Los opinólogos han convertido en profesión la chismología de las señoras insidiosas de los antiguos conventillos o de los edificios de departamentos donde jamás falta alguna que lo sabe todo y está ansiosa de compartir sus secretos. Siempre esas damas aseguran que no se meten en la vida privada de nadie, aunque la verdad es que sin ese condimento sus confidencias no tendrían el menor interés. La diferencia es que esas señoras se dedican a sus labores domésticas y que son cazadoras de las “copuchas” en sus horas desocupadas. En cambio, los opinólogos están profesionalmente dedicados a la chismografía.
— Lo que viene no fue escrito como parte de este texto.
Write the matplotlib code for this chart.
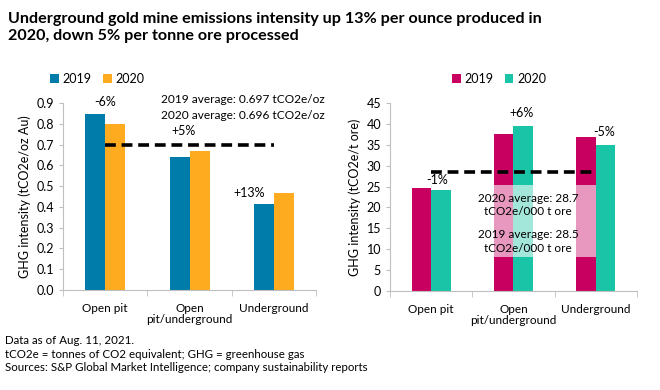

Les pagan por eso y algunos hasta tienen título universitario de periodistas.

Se dice que la profesión de opinólogos faranduleros también existe en otros países. Que es una importación como tantas otras. Tal evidencia no disculpa su presencia institucionalizada en la televisión nacional. Los principales canales aparecen bajo el patrocinio del Estado o de una tradicional Universidad Católica; los otros son propiedad de empresarios, uno de ellos muy católico y muy conservador, y otro que centra todos sus afanes en aspirar a la Presidencia de la República.

La competencia por el rating y la consiguiente cartera de avisos aconseja desprenderse de todo escrúpulo y acudir a lo que tenga consumidores. No importa ofrecer basura, si eso vende. Es más: los canales crean una especie de necesidad de la basura. Está claro que la televisión debe entretener y no puede ser una aburrida sala de clases, pero eso no equivale a rebajar sus programas a niveles ínfimos. A convertir a los opinantes en espías de alcobas, a llenar los espacios de vulgaridades y con gente de poco seso.

Con ojos objetivos y sin tremendismo ni moralismo, los programas de la televisión abierta se hunden en la alienación barata, en la frivolidad estúpida y en el parloteo de las comadres ociosas. Un triste destino para los opinólogos y también para los telespectadores.